Over $100 Billion Lost to Oil and Gas Price Spikes Amid Iran War: 350.org Warns of Global Economic Fallout
Just one month into the Iran war, ordinary people around the world are already paying an extraordinary price for fossil fuels. A new analysis by 350.org estimates that soaring oil and gas prices have siphoned between $104.2 and $111.6 billion from consumers and businesses globally. From fuel rationing in Kenya to factory layoffs in Bangladesh, the economic fallout is sharp and immediate, while the human toll continues to mount.
The 350.org report highlights how dependence on oil and gas enriches a few at the expense of the many. Using weighted global oil and gas prices combined with consumption data, the study calculates losses triggered by price spikes in the first month of the conflict. However, it notes that this figure does not account for indirect impacts, including higher food and fertilizer costs, declining employment, and broader inflation. Analysts warn that the total economic damage is likely far greater.
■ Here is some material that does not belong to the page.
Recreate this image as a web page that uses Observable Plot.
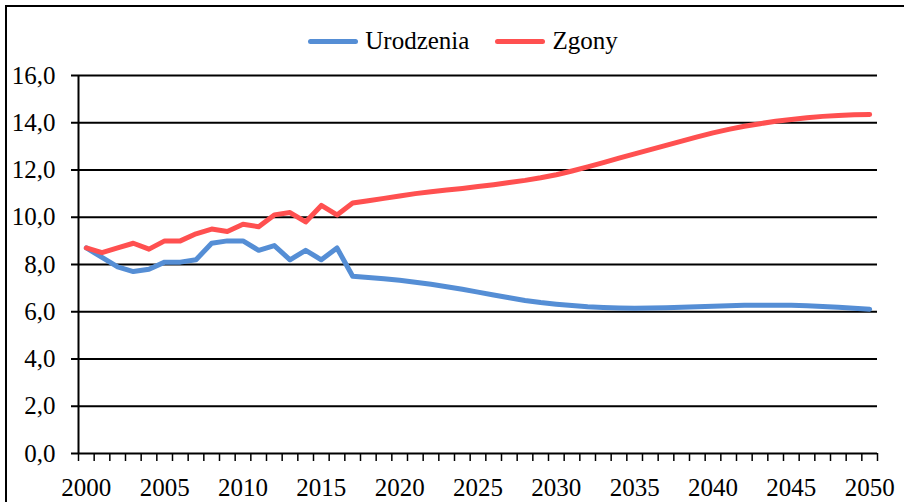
<!DOCTYPE html>
<html>
<head>
<meta charset="utf-8">
<script src="https://cdn.jsdelivr.net/npm/d3@7"></script>
<script src="https://cdn.jsdelivr.net/npm/@observablehq/plot@0.6"></script>
<style>
  html, body { margin: 0; padding: 0; background: #fff; overflow: hidden; }
  #wrap { position: relative; width: 904px; height: 502px; font-family: 'Liberation Serif', serif; }
  #wrap svg text, #legend, #legend span { font-family: 'Liberation Serif', serif !important; }
  #frame { position: absolute; left: 5px; top: 5px; width: 920px; height: 520px; border: 2px solid #000; box-sizing: border-box; }
  #chart { position: absolute; left: 0; top: 0; }
  #legend { position: absolute; top: 27px; left: 0; width: 904px; display: flex; justify-content: center; align-items: center; font-size: 25px; color: #000; padding-left: 22px; box-sizing: border-box; }
  .item { display: flex; align-items: center; margin: 0 13px; }
  .sw { width: 50px; height: 5px; border-radius: 3px; margin-right: 7px; }
</style>
</head>
<body>
<div id="wrap">
  <div id="frame"></div>
  <div id="chart"></div>
  <div id="legend"></div>
</div>
<script>
const years = d3.range(2000, 2051);
const seriesNames = ["Urodzenia", "Zgony"];
const seriesColors = ["#558ed5", "#ff5050"];
const urodzenia = [
  8.7, 8.3, 7.9, 7.7, 7.8, 8.1, 8.1, 8.2, 8.9, 9.0,
  9.0, 8.6, 8.8, 8.2, 8.6, 8.2, 8.7, 7.5, 7.45, 7.4,
  7.33, 7.25, 7.16, 7.06, 6.95, 6.83, 6.71, 6.59, 6.48, 6.39,
  6.32, 6.26, 6.21, 6.18, 6.16, 6.15, 6.16, 6.17, 6.19, 6.21,
  6.23, 6.25, 6.27, 6.28, 6.28, 6.27, 6.25, 6.22, 6.19, 6.15,
  6.11
];
const zgony = [
  8.7, 8.5, 8.7, 8.9, 8.65, 9.0, 9.0, 9.3, 9.5, 9.4,
  9.7, 9.6, 10.1, 10.2, 9.8, 10.5, 10.1, 10.6, 10.7, 10.8,
  10.9, 11.0, 11.08, 11.15, 11.22, 11.3, 11.38, 11.47, 11.56, 11.67,
  11.8, 11.96, 12.13, 12.31, 12.5, 12.68, 12.86, 13.04, 13.22, 13.4,
  13.57, 13.72, 13.85, 13.96, 14.06, 14.14, 14.21, 14.27, 14.31, 14.34,
  14.35
];
const yTicks = [0, 2, 4, 6, 8, 10, 12, 14, 16];
const xLabelTicks = [2000, 2005, 2010, 2015, 2020, 2025, 2030, 2035, 2040, 2045, 2050];

const data = [];
years.forEach((yr, i) => {
  data.push({year: yr, value: urodzenia[i], series: seriesNames[0]});
  data.push({year: yr, value: zgony[i], series: seriesNames[1]});
});
const categoryEdges = years.map(y => y - 0.5).concat([years[years.length - 1] + 0.5]);
const fmt = v => d3.format(".1f")(v).replace(".", ",");

const chart = Plot.plot({
  width: 904,
  height: 502,
  marginLeft: 78,
  marginRight: 27,
  marginTop: 75,
  marginBottom: 49,
  style: {fontFamily: "'Liberation Serif', serif", fontSize: "25px", color: "#000", background: "transparent", overflow: "visible"},
  x: {domain: [categoryEdges[0], categoryEdges[categoryEdges.length - 1]]},
  y: {domain: [0, 16]},
  color: {domain: seriesNames, range: seriesColors},
  marks: [
    Plot.gridY(yTicks, {stroke: "#000", strokeOpacity: 1, strokeWidth: 2}),
    Plot.ruleX([categoryEdges[0]], {stroke: "#000", strokeWidth: 2}),
    Plot.axisY(yTicks, {tickSize: 7, tickPadding: 16, tickFormat: fmt, label: null, strokeWidth: 2, fontSize: 25}),
    Plot.axisX(categoryEdges, {tickSize: 8, tickFormat: () => "", label: null, strokeWidth: 1.5}),
    Plot.axisX(xLabelTicks, {tickSize: 0, tickPadding: 25, tickFormat: d => String(d), label: null, fontSize: 25}),
    Plot.line(data, {x: "year", y: "value", stroke: "series", z: "series", strokeWidth: 5, strokeLinejoin: "round", strokeLinecap: "round"})
  ]
});
chart.setAttribute("font-family", "Liberation Serif, serif");
document.getElementById("chart").appendChild(chart);

const legend = document.getElementById("legend");
seriesNames.forEach((name, i) => {
  const item = document.createElement("div");
  item.className = "item";
  const sw = document.createElement("div");
  sw.className = "sw";
  sw.style.background = seriesColors[i];
  const lab = document.createElement("span");
  lab.textContent = name;
  item.appendChild(sw);
  item.appendChild(lab);
  legend.appendChild(item);
});
</script>
</body>
</html>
Anne Jellema, Chief Executive of 350.org, emphasized the human cost behind the numbers: “Families worldwide are struggling to afford basic energy and necessities, while over $100 billion has gone straight into the pockets of fossil fuel companies. The case for windfall taxes has never been clearer.” The organization urges governments to act swiftly to protect lower-income households and countries already under economic pressure.
Beyond immediate relief, 350.org says the lost revenue could have fueled a clean energy transition. The $111 billion could fund solar power for around 40 million households in high-consumption nations, or 150 million households in lower-consumption regions. This investment is roughly equivalent to the current annual international climate finance pledged under the UN Climate Convention and the Paris Agreement.
As governments prepare to meet in Colombia next month to discuss ending reliance on oil, gas, and coal, 350.org is calling for bold action. The group recommends taxing fossil fuel windfall profits and using the revenue to subsidize renewable solutions, such as rooftop solar and electric vehicles. According to the campaigners, shifting to renewables is the fastest path to stabilizing prices, boosting energy security, and shielding economies from future crises.